Article Text
Abstract
Aims To assess the relevance of the newly discovered gene DHDPSL underlying primary hyperoxaluria type 3 (PH3) in a UK paediatric stone centre.
Background Children with renal calculi undergo a metabolic evaluation and those with persistent hyperoxaluria (approximately 15% of stone formers) have either a secondary cause for this or are screened for genetic defects in oxalate metabolism (PH) Until recently, two types were known: PH1 is due to defective production, localisation or function of AGT and PH2 to defective production of GRHPR. Recently, a third type of PH3 was described in which patients have mutations in DHDPSL, the gene encoding 4-hydroxy-2-oxoglutarate aldolase, catalyzing the final step in the metabolic pathway of hydroxyproline.1
Methods We screened all children with atypical PH for mutations in DHDPSL. Atypical PH was defined as persistent hyperoxaluria and no identifiable mutation in AGT and GRHPR and/or normal enzyme activity in a liver biopsy.
Results Four children with atypical PH were identified. All were found to carry bi-allelic DHDPSL mutations. Clinical, biochemical and genotype results are shown in the table 1.

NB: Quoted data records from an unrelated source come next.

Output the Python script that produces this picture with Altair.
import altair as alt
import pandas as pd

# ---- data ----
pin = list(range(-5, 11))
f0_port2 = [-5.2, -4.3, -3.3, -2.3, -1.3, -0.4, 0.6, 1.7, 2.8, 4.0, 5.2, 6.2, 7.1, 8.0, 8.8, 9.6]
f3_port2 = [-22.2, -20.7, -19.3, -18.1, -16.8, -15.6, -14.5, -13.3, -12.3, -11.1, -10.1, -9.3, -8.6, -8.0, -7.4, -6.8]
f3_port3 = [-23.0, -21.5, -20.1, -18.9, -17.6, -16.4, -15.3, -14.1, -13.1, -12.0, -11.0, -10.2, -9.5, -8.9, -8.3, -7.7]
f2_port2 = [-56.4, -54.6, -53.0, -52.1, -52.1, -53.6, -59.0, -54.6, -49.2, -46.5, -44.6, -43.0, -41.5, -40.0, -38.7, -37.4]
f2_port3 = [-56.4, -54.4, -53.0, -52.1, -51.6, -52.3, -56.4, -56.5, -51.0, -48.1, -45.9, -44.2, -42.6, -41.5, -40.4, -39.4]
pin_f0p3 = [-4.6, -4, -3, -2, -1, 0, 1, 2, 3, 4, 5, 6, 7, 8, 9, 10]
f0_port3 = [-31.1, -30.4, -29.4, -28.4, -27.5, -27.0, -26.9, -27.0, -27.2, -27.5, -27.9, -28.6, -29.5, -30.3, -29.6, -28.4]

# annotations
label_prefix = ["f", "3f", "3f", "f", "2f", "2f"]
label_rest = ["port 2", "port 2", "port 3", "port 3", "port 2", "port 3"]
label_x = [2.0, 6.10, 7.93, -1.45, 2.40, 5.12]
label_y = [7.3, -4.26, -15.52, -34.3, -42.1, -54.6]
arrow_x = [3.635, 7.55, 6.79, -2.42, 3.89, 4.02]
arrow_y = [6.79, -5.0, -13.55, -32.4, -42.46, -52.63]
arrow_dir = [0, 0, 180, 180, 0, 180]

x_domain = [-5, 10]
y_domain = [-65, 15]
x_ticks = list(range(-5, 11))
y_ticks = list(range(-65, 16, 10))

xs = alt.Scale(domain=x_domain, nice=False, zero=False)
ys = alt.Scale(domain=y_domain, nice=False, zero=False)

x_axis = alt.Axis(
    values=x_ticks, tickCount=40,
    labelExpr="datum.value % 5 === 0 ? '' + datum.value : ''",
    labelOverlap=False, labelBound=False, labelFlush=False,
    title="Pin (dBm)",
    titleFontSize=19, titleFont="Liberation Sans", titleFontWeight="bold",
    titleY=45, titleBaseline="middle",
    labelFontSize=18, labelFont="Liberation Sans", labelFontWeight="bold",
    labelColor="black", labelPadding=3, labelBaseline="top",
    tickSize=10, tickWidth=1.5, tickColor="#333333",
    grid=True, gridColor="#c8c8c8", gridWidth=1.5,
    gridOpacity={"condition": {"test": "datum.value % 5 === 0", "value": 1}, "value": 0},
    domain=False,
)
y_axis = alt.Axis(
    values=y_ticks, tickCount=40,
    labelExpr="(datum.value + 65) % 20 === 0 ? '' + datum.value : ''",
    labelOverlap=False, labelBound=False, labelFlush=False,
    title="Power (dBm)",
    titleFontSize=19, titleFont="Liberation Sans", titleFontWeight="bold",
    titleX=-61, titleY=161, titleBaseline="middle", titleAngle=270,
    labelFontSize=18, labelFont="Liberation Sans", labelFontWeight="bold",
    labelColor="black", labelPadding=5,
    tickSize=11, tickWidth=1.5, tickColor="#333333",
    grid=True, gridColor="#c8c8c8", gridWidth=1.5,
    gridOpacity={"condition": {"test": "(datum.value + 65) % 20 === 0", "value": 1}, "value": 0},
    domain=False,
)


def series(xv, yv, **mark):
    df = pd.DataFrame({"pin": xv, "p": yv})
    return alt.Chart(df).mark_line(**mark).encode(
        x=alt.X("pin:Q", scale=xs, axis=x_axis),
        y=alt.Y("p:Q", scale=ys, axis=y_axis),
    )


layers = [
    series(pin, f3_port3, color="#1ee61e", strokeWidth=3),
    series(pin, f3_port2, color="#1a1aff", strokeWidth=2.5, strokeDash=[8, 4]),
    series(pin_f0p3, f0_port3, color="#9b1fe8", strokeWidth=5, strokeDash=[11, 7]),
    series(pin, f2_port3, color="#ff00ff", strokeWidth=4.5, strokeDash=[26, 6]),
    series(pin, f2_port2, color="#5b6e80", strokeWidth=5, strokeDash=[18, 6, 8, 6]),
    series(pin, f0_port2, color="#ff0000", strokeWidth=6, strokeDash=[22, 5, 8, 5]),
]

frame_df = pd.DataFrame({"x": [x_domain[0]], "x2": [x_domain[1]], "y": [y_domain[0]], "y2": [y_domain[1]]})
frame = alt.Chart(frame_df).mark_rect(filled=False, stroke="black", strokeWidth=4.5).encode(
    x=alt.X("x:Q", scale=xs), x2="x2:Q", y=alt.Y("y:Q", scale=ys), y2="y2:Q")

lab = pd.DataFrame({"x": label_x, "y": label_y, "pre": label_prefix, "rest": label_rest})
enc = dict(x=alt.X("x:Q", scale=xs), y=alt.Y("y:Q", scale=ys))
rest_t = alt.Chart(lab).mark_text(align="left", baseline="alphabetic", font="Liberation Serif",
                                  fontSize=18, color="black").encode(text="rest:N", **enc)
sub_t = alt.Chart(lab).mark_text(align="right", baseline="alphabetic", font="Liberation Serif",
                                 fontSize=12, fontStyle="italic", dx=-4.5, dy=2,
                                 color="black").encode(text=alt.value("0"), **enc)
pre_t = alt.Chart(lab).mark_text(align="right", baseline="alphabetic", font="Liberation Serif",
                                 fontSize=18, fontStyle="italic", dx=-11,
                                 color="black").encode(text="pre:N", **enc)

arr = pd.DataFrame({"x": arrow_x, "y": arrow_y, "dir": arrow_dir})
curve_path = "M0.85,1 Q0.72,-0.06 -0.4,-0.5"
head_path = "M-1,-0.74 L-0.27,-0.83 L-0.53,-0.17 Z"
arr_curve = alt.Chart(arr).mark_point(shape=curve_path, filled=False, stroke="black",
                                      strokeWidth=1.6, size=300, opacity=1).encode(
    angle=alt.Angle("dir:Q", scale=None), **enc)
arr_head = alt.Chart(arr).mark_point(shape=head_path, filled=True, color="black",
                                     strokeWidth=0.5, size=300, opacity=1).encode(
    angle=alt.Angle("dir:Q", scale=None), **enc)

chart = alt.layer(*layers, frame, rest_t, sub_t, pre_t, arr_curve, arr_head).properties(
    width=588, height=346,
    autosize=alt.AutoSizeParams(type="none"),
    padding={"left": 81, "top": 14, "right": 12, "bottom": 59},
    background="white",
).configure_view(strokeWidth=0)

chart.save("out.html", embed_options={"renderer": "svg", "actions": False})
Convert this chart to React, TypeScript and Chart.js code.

Conclusions These results demonstrate PH3 as a cause of renal calculi in children. Besides identifying the cause, the demonstration of a genetic basis has implications for recurrent stone formation and for family counselling. The age of presentation varies from 5 months to 12 years, in keeping with the heterogeneity seen in other disorders of nephrolithiasis. However, in this small series, the degree of hyperoxaluria was moderate reinforcing the need for a thorough metabolic and if necessary genetic evaluation of all children with renal stones.